Northern Cape Urban TVET College principal Brian Madalane profusely apologised for the “misunderstanding” created when the notices regarding the withdrawal of classes appeared on the college website and in the media.

“I apologise for any inconvenience caused as well as the delays in writing of tests.”

He stated that there was never any intention to suspend these courses.

“The notices were published without my knowledge. When I spotted the mistake, we immediately corrected it.”

Madalane advised that the internal assessments would be rescheduled while the deadline for registrations would be extended as campuses had been closed on Friday and yesterday due to protest action.

Madalane said that he was unable to address students on Friday as he was attending a college graduation and awards ceremony in Bloemfontein.

He explained that management needed to improve some of the modes of teaching.

“Students were not being given textbooks for correspondence courses and that needs to be corrected. Only a few students were registered for exam-only courses. There was no guarantee that students would pass as they had failed when they were studying full time.”

He added that students fresh out of matric were attending part-time classes that started at 4.30pm.

“This creates an environment that is conducive towards cultivating social ills. Anything can happen to these students before they attend classes and it makes parents worry when their children are returning home at night.”

Madalane stated that they were only informed that lecturers were apparently not delivering after students had failed.

“We have advised students that it is their responsibility to immediately report to the student representative council, senior lecturers, the HOD and campus manager if no lectures are being held. If the problem persists they are welcome to contact me at my office.”

He also assured students that they would not be targeted for staging protest action.

“There were no incidents of violence. A tyre and wooden bench was burnt outside the city campus, to take out their stress.”

He, however, warned students not to damage or vandalise infrastructure out of anger as it would be costly to replace.

Madalane indicated that he wished to improve the pass rate as it was currently “not that bad and not that good”.

“Marketing is enhanced by performance. Students must not assume that by coming here they will fail. We will be revisiting the types of courses offered at the college and introducing new subjects that are conducive to growing the economy and creating work opportunities such as entrepreneurship, journalism, farming and IT. We aim to make the Northern Cape TVET College the flagship in engineering studies because we have the necessary resources.
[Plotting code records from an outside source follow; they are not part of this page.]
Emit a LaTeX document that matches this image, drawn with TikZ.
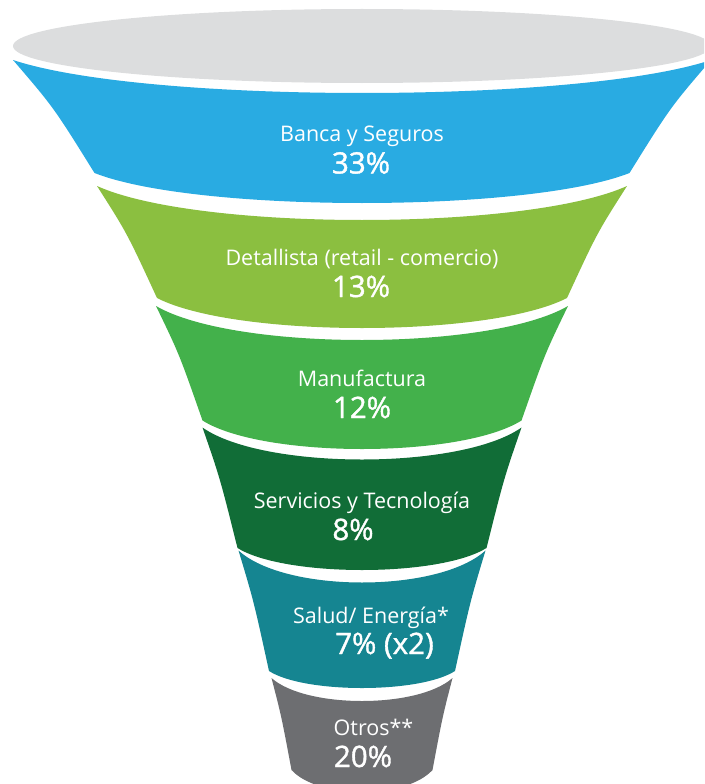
\documentclass[tikz,border=0pt]{standalone}
\usepackage{fontspec}
\setmainfont{Open Sans}
\newfontfamily\pctfont[FakeBold=1.3]{Open Sans}
\definecolor{ellgray}{HTML}{DCDDDE}
\definecolor{cblue}{HTML}{29ABE2}
\definecolor{clgreen}{HTML}{8BBF40}
\definecolor{cgreen}{HTML}{43B14B}
\definecolor{cdgreen}{HTML}{116D37}
\definecolor{cteal}{HTML}{158591}
\definecolor{cgray}{HTML}{6D6E71}
% #1 colour, #2 top corner y, #3 top half width, #4 top sag, #5 bottom corner y, #6 bottom half width, #7 bottom sag
\newcommand\funnelband[7]{%
  \fill[#1] ({362-#3},#2)
    .. controls ({362-0.62*#3},{#2+1.3333*#4}) and ({362+0.62*#3},{#2+1.3333*#4}) .. ({362+#3},#2)
    .. controls ({362+#3+0.5*(#6-#3)},{#2+0.42*(#5-#2)}) .. ({362+#6},#5)
    .. controls ({362+0.62*#6},{#5+1.3333*#7}) and ({362-0.62*#6},{#5+1.3333*#7}) .. ({362-#6},#5)
    .. controls ({362-#3-0.5*(#6-#3)},{#2+0.42*(#5-#2)}) .. cycle;}
\tikzset{
  lbl/.style={text=white,font=\fontsize{21.5}{24}\selectfont,anchor=base,inner sep=0pt},
  pct/.style={text=white,font=\pctfont\fontsize{29.5}{32}\selectfont,anchor=base,inner sep=0pt}
}
\begin{document}
\begin{tikzpicture}[x=1pt,y=-1pt]
\useasboundingbox (0,0) rectangle (704,784);
\clip (0,0) rectangle (704,784);
\fill[ellgray] (362,46) ellipse [x radius=349pt, y radius=37pt];
\funnelband{cblue}{60}{349}{33}{173}{267.5}{30}
\funnelband{clgreen}{186}{265}{34}{298}{205}{30}
\funnelband{cgreen}{306}{206}{34}{420.5}{159.5}{28.5}
\funnelband{cdgreen}{427.5}{159.5}{32}{548}{124.5}{22}
\funnelband{cteal}{550.5}{123.5}{32}{671}{93}{17}
\funnelband{cgray}{678}{90.5}{23}{770}{70.5}{22}
\node[lbl] (l1) at (362,141.5) {Banca y Seguros};
\node[pct] (p1) at (361,173.5) {33\%};
\node[lbl] (l2) at (362,265) {Detallista (retail - comercio)};
\node[pct] (p2) at (361,297) {13\%};
\node[lbl] (l3) at (362,386.5) {Manufactura};
\node[pct] (p3) at (362,418) {12\%};
\node[lbl] (l4) at (362,508) {Servicios y Tecnología};
\node[pct] (p4) at (353,540) {8\%};
\node[lbl] (l5) at (371,623) {Salud/ Energía*};
\node[pct] (p5) at (384.5,654) {7\% (x2)};
\node[lbl] (l6) at (373.5,735) {Otros**};
\node[pct] (p6) at (363,767) {20\%};
\end{tikzpicture}
\end{document}
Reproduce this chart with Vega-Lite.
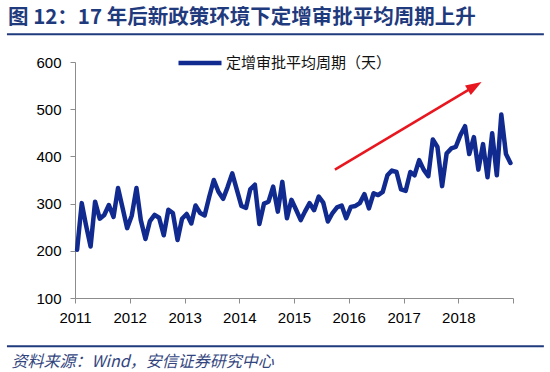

We are in negotiations to form partnerships with the Central University of Technology, Motheo College in the Free State, other colleges and universities. Students must be involved in games, sporting activities, recreational programmes and soccer teams that can represent the Province.”

Madalane stated that regular engagements would take place with the SRC in the future.
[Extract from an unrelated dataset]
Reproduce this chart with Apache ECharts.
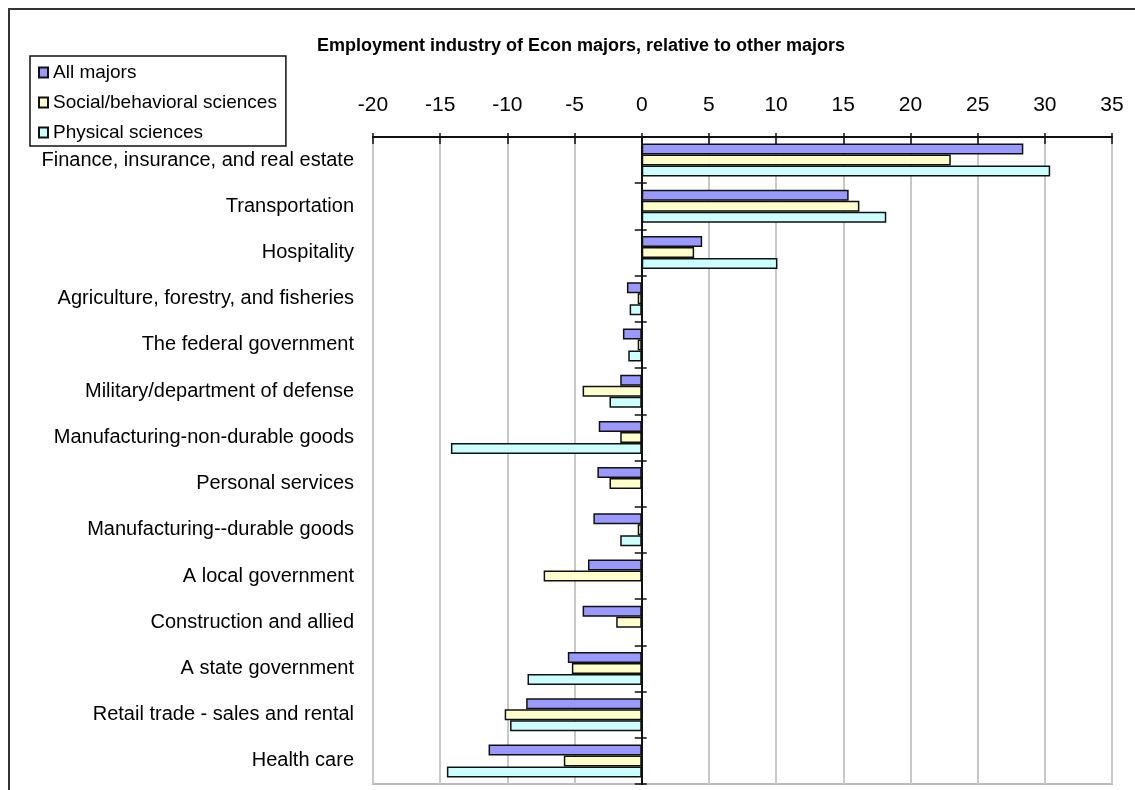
<!DOCTYPE html>
<html>
<head>
<meta charset="utf-8">
<script src="https://cdn.jsdelivr.net/npm/echarts@6/dist/echarts.min.js"></script>
<style>
  html, body { margin: 0; padding: 0; background: #fff; }
  #frame { position: absolute; left: 8px; top: 8px; width: 1200px; height: 800px;
           border-left: 2px solid #333; border-top: 2px solid #333; }
  #main { position: absolute; left: 0; top: 0; width: 1135px; height: 790px; }
</style>
</head>
<body>
<div id="frame"></div>
<div id="main"></div>
<script>
// industries, top to bottom
var industries = [
  'Finance, insurance, and real estate',
  'Transportation',
  'Hospitality',
  'Agriculture, forestry, and fisheries',
  'The federal government',
  'Military/department of defense',
  'Manufacturing-non-durable goods',
  'Personal services',
  'Manufacturing--durable goods',
  'A local government',
  'Construction and allied',
  'A state government',
  'Retail trade - sales and rental',
  'Health care'
];
var allMajors = [28.4, 15.4, 4.5, -1.1, -1.4, -1.6, -3.2, -3.3, -3.6, -4.0, -4.4, -5.5, -8.6, -11.4];
var socialSci = [23.0, 16.2, 3.9, -0.3, -0.3, -4.4, -1.6, -2.4, -0.3, -7.3, -1.9, -5.2, -10.2, -5.8];
var physicalSci = [30.4, 18.2, 10.1, -0.9, -1.0, -2.4, -14.2, 0, -1.6, 0, 0, -8.5, -9.8, -14.5];

var chartDom = document.getElementById('main');
var myChart = echarts.init(chartDom);
var option;

var sans = "'Liberation Sans', Arial, sans-serif";

function barSeries(name, data, color) {
  return {
    name: name,
    type: 'bar',
    xAxisIndex: 0,
    yAxisIndex: 0,
    data: data,
    barWidth: 11,
    barGap: '0%',
    itemStyle: { color: color, borderColor: '#111', borderWidth: 1.5 }
  };
}

// extra axis used only to draw the zero line with crossing ticks
function zeroAxis(inside) {
  return {
    type: 'category',
    data: industries,
    inverse: true,
    position: 'left',
    axisLine: { show: true, onZero: true, onZeroAxisIndex: 0, lineStyle: { color: '#111', width: 2 } },
    axisTick: { show: true, inside: inside, length: inside ? 5 : 7, lineStyle: { color: '#111', width: 1.5 } },
    axisLabel: { show: false }
  };
}

option = {
  animation: false,
  title: {
    text: 'Employment industry of Econ majors, relative to other majors',
    left: 576,
    textAlign: 'center',
    top: 32,
    textStyle: { fontFamily: sans, fontSize: 18, fontWeight: 'bold', color: '#000' }
  },
  legend: {
    orient: 'vertical',
    left: 30,
    top: 56,
    padding: [7, 9, 4, 8],
    itemWidth: 9,
    itemHeight: 10,
    itemGap: 11,
    icon: 'rect',
    borderColor: '#111',
    borderWidth: 1.5,
    textStyle: { fontFamily: sans, fontSize: 19, color: '#000' },
    data: ['All majors', 'Social/behavioral sciences', 'Physical sciences']
  },
  grid: {
    left: 373,
    right: 23,
    top: 137,
    bottom: 6,
    show: true,
    borderColor: '#bbb',
    borderWidth: 2,
    outerBoundsMode: 'none'
  },
  xAxis: [
    {
      type: 'value',
      position: 'top',
      min: -20,
      max: 35,
      interval: 5,
      axisLine: { show: true, lineStyle: { color: '#111', width: 2 } },
      axisTick: { show: true, inside: true, length: 7, lineStyle: { color: '#111', width: 1.5 } },
      axisLabel: { fontFamily: sans, fontSize: 21, color: '#000', margin: 21 },
      splitLine: { show: true, lineStyle: { color: '#c8c8c8', width: 2 } }
    },
    {
      type: 'value',
      position: 'top',
      min: -20,
      max: 35,
      interval: 5,
      axisLine: { show: false },
      axisTick: { show: true, length: 4, lineStyle: { color: '#111', width: 1.5 } },
      axisLabel: { show: false },
      splitLine: { show: false }
    }
  ],
  yAxis: [
    {
      type: 'category',
      data: industries,
      inverse: true,
      position: 'left',
      axisLine: { show: false, onZero: false },
      axisTick: { show: false },
      axisLabel: { fontFamily: sans, fontSize: 20, color: '#000', margin: 19 }
    },
    zeroAxis(false),
    zeroAxis(true)
  ],
  series: [
    barSeries('All majors', allMajors, '#9999ff'),
    barSeries('Social/behavioral sciences', socialSci, '#ffffcc'),
    barSeries('Physical sciences', physicalSci, '#ccffff')
  ]
};

option && myChart.setOption(option);
</script>
</body>
</html>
He believed that NSFAS payments would now proceed more efficiently since a new administrator had been appointed.

Deputy principal of academics, Ayanda Mhlauli, encouraged students to return to classes today.

“Our doors will be open for learning and teaching. Posters will be placed on the notice boards today to advise that full time, part time, correspondence, exam only and repeaters and supplementary exams will still be offered in 2019.”